To close out this post, I want to briefly touch on a topic not directly covered in the recent Spinosaurus work, but that comes up whenever spinosaurid illustrations are discussed: did these animals have lipless, crocodylian-like faces? In my experience, lipless spinosaurids are justified by several lines of evidence: their superficially crocodylian-like jaws and teeth; the size and configuration of their anterior teeth (where large premaxillary teeth overbite the lower jaw and long dentary teeth - unusually for a theropod - protrude over the upper jaw during occlusion; Dal Sasso et al. 2005), and the development of liplessness in other semi-aquatic fishers, such as crocodylians and river dolphins.

But when looking at spinosaurid jaws with the same criteria generally used to predict extra-oral tissues in fossil animals (tooth size, tooth orientation, jaw bone foramina counts), spinosaurids do not seem unusual compared to other theropods. Their jaws appear peculiar in some ways - check out that foramina rich anterior rostrum, below - because of their atypical geometry, but beyond this, much of their jaw configuration is typically theropodan. Their jaw foramina counts, for example, are not significantly high. Foramina frequency in tetrapod jawbones (premaxilla, maxilla, dentary) have been provisionally hypothesised as indicating the presence of extra-oral soft-tissues in tetrapods (Morhardt 2009), so we can compare foramina counts of Spinosaurus to other tetrapods to infer their facial configuration. Ibrahim et al. (2014) give a Spinosaurus upper jaw foramina frequency of 125, which seems high, but this value represents four bones worth of foramina. Crocodylians have this many foramina, and perhaps many hundreds more, in a single jaw bone. Morhardt (2009) suggests that we need about 100 foramina per jaw bone to infer a lipless condition, which Spinosaurus is well short of. This point recalls comments that the foramina counts and inferred sensitivity of Spinosaurus jaws, which have been correlated to aquatic lifestyles by some authors (Ibrahim et al. 2014), may have been pretty standard for large theropods (Barker et al. 2017), and are possibly not related to aquatic lifestyles or unusual facial anatomy.

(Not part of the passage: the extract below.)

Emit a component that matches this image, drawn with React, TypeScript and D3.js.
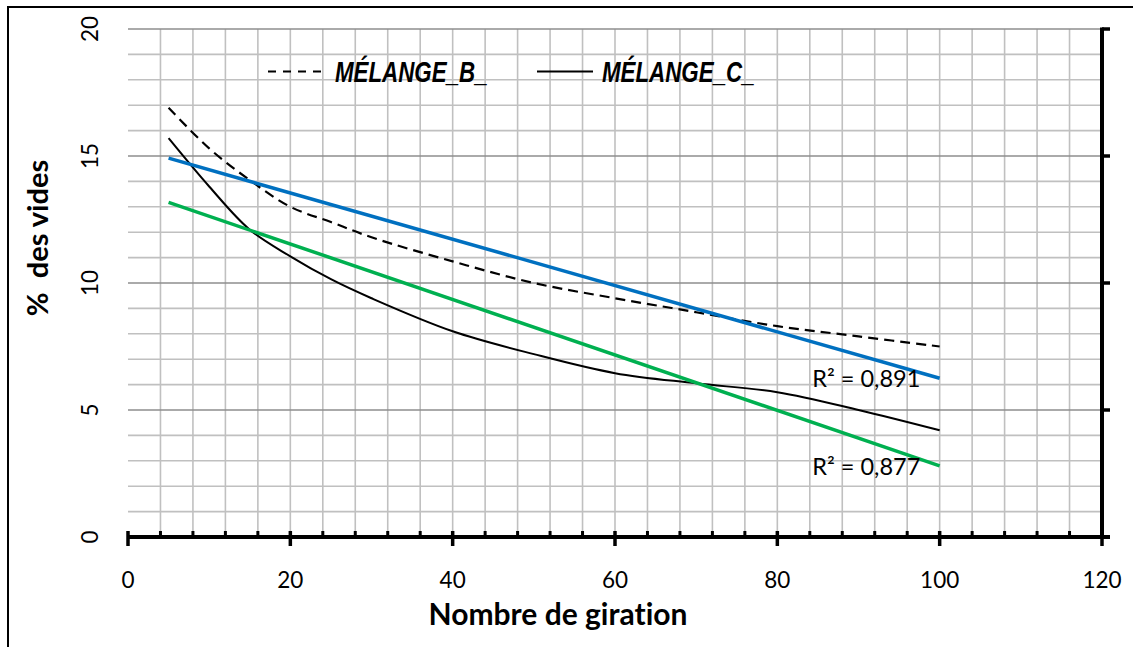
import * as d3 from "d3"

// gyration counts and void percentages
const gyrations = [5, 10, 15, 20, 25, 30, 40, 50, 60, 70, 80, 90, 100]
const videsB = [16.9, 15.3, 14.05, 13.0, 12.4, 11.8, 10.85, 10.0, 9.4, 8.85, 8.3, 7.9, 7.5]
const videsC = [15.7, 13.8, 12.1, 11.05, 10.15, 9.4, 8.1, 7.2, 6.45, 6.05, 5.7, 5.0, 4.2]

// linear trendlines (slope, intercept) and their R² labels
const trendB = { slope: -0.0912, intercept: 15.37, label: "R² = 0,891", labelAt: [84.3, 5.9] }
const trendC = { slope: -0.1092, intercept: 13.72, label: "R² = 0,877", labelAt: [84.3, 2.44] }
const trendRange = [5, 100]

const xTicks = [0, 20, 40, 60, 80, 100, 120]
const yTicks = [0, 5, 10, 15, 20]

const W = 1133
const H = 647
const margin = { left: 128, right: 1102, top: 29, bottom: 537 }
const tickFont = "Lato, 'Open Sans', sans-serif"
const legendFont = "'Liberation Sans', Arial, sans-serif"
const noLig = { fontVariantLigatures: "none" as const }

export default function App() {
  const x = d3.scaleLinear().domain([0, 120]).range([margin.left, margin.right])
  const y = d3.scaleLinear().domain([0, 20]).range([margin.bottom, margin.top])

  const line = d3
    .line<[number, number]>()
    .x((d) => x(d[0]))
    .y((d) => y(d[1]))
    .curve(d3.curveCatmullRom.alpha(0.5))
  const straight = d3
    .line<[number, number]>()
    .x((d) => x(d[0]))
    .y((d) => y(d[1]))

  const ptsB = gyrations.map((g, i) => [g, videsB[i]] as [number, number])
  const ptsC = gyrations.map((g, i) => [g, videsC[i]] as [number, number])
  const trendPts = (t: typeof trendB) =>
    trendRange.map((g) => [g, t.intercept + t.slope * g] as [number, number])

  const hGrid = d3.range(0, 21, 1)
  const vGrid = d3.range(4, 120, 4)
  const minorX = d3.range(0, 121, 4).filter((v) => v % 20 !== 0)

  return (
    <svg
      width={W}
      height={H}
      style={{ position: "absolute", left: 0, top: 0, background: "#fff" }}
    >
      <rect x={8} y={7} width={W + 20} height={H + 20} fill="#fff" stroke="#000" strokeWidth={2} />

      {/* grid */}
      <g>
        {vGrid.map((v) => (
          <line key={"v" + v} x1={x(v)} x2={x(v)} y1={y(20)} y2={y(0)} stroke="#c0c0c0" strokeWidth={1.6} />
        ))}
        {hGrid.map((v) => (
          <line
            key={"h" + v}
            x1={x(0)}
            x2={x(120)}
            y1={y(v)}
            y2={y(v)}
            stroke={v % 5 === 0 ? "#8e8e8e" : "#c0c0c0"}
            strokeWidth={1.6}
          />
        ))}
      </g>

      {/* series */}
      <path d={line(ptsB) ?? ""} fill="none" stroke="#000" strokeWidth={2.2} strokeDasharray="10,6" />
      <path d={line(ptsC) ?? ""} fill="none" stroke="#000" strokeWidth={2} />
      <path d={straight(trendPts(trendB)) ?? ""} fill="none" stroke="#0070C0" strokeWidth={3.5} />
      <path d={straight(trendPts(trendC)) ?? ""} fill="none" stroke="#00B050" strokeWidth={3.5} />

      {[trendB, trendC].map((t) => (
        <text
          key={t.label}
          x={x(t.labelAt[0])}
          y={y(t.labelAt[1])}
          fontFamily={tickFont}
          fontSize={23.5}
          fill="#000"
        >
          {t.label}
        </text>
      ))}

      {/* x axis */}
      <line x1={x(0)} x2={x(120) + 8} y1={y(0)} y2={y(0)} stroke="#000" strokeWidth={4} />
      {minorX.map((v) => (
        <line key={"mx" + v} x1={x(v)} x2={x(v)} y1={y(0)} y2={y(0) - 6} stroke="#000" strokeWidth={3} />
      ))}
      {xTicks.map((v) => (
        <g key={"xt" + v}>
          <line x1={x(v)} x2={x(v)} y1={y(0) - 6} y2={y(0) + 9} stroke="#000" strokeWidth={3.5} />
          <text x={x(v)} y={588} textAnchor="middle" fontFamily={tickFont} fontSize={22.5}>
            {v}
          </text>
        </g>
      ))}

      {/* right axis */}
      <line x1={x(120)} x2={x(120)} y1={y(20) - 1.5} y2={y(0)} stroke="#000" strokeWidth={4} />
      {yTicks.map((v) => (
        <line key={"yt" + v} x1={x(120)} x2={x(120) + 8} y1={y(v)} y2={y(v)} stroke="#000" strokeWidth={3.5} />
      ))}

      {/* y tick labels, rotated */}
      {yTicks.map((v) => (
        <text
          key={"yl" + v}
          transform={`translate(98,${y(v)}) rotate(-90)`}
          textAnchor="middle"
          fontFamily={tickFont}
          fontSize={22.5}
        >
          {v}
        </text>
      ))}

      {/* axis titles */}
      <text
        x={558}
        y={625}
        textAnchor="middle"
        fontFamily={tickFont}
        fontWeight="bold"
        fontSize={30}
        style={noLig}
      >
        Nombre de giration
      </text>
      <text
        transform="translate(48,238) rotate(-90)"
        textAnchor="middle"
        fontFamily={tickFont}
        fontWeight="bold"
        fontSize={29}
        style={{ whiteSpace: "pre", ...noLig }}
      >
        {"%  des vides"}
      </text>

      {/* legend */}
      <line x1={268} x2={323} y1={71.5} y2={71.5} stroke="#000" strokeWidth={2.2} strokeDasharray="8,7" />
      <text
        transform="translate(335,82) scale(0.77,1)"
        fontFamily={legendFont}
        fontStyle="italic"
        fontWeight="bold"
        fontSize={29}
      >
        MÉLANGE_B_
      </text>
      <line x1={537} x2={593} y1={71.5} y2={71.5} stroke="#000" strokeWidth={2.2} />
      <text
        transform="translate(602,82) scale(0.77,1)"
        fontFamily={legendFont}
        fontStyle="italic"
        fontWeight="bold"
        fontSize={29}
      >
        MÉLANGE_C_
      </text>
    </svg>
  )
}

Spinosaurids are often suggested to be among the more likely dinosaurian candidates for liplessness and exposed teeth, but the key features we might look for regarding this condition - labial foramina counts and distribution, as well as jaw bone texture - are not atypical for theropods, nor are they especially crocodylian-like. Their large teeth, including those at the jaw anterior, are no larger (relatively speaking) than those of extant animals with immobile lips and sheathed dentitions (bottom row). Spinosaurus elements after Dal Sasso et al. (2005), Neovenator after Barker et al. (2017); American alligator cropped from original on Wikimedia by Didier Descouens, CC BY-SA 4.0.

We can also observe that the maxillary and dentary jaw foramina of Spinosaurus are arranged in a more lizard-like row along their oral margins, and not - as in crocodylians - distributed in a dense pattern across the entire jaw. In Spinosaurus at least, they seem to be placed some distance from the toothrow (Dal Sasso et al. 2005) in a lizard-like configuration. This would keep the nerves and blood vessels running into any lip tissues well clear of the overlapping dentary teeth when the mouth was closed, but - based on lizards with similarly displaced foramina - I don't think this means anything too radical for life appearance (lips, if present, would not look unusually big or weirdly anchored). The absence of unusual, epidermally-derived textures on Spinosaurus jaw bones is a further distinction from crocodylians. As we've discussed at length in other posts, the characteristic rugosity of crocodylian skulls is reflective of their facial skin and sensory tissues, so the absence of comparable characteristics in Spinosaurus is strong evidence of a different anatomical regime. I'm also not convinced that the teeth of Spinosaurus - so far as they are known (to my knowledge, Spinosaurus jaws with a complete set of teeth remain elusive) - are too large for sheathing behind lips. We have reptiles today with large teeth at their jaw tips and they do not protrude from their lips (above): to the contrary, you'd have no idea they were there from their external appearance.

Finally, what about the purported link between liplessness and fishing aquatic lifestyles? I feel that this reflects a focus on lipless semi-aquatic or aquatic tetrapods but ignorance of the great number of secondarily-aquatic fishers that have retained fully-sheathed dentitions. Yes, crocodylians and river dolphins have unsheathed teeth, but many other fishing swimmers - cetaceans, seals, otters, mink, water monitors, numerous snake species and so on - do not. In fact, many have facial tissues little different to their terrestrial relatives. This questions whether lifestyle is a useful predictor for facial anatomy in Spinosaurus. This is surely a problematic line of evidence anyway, given that it remains to be determined exactly what sort of habits were common to Spinosaurus. Was Spinosaurus an underwater pursuit predator (Ibrahim et al. 2014, 2020b; Gimsa et al. 2016), something more akin to a heron (Hone and Holtz 2015, 2019; Henderson 2016), or something in between? As with so much about Spinosaurus, we have a lot of primary questions to answer before we can start thinking about their implications for behaviour and life appearance.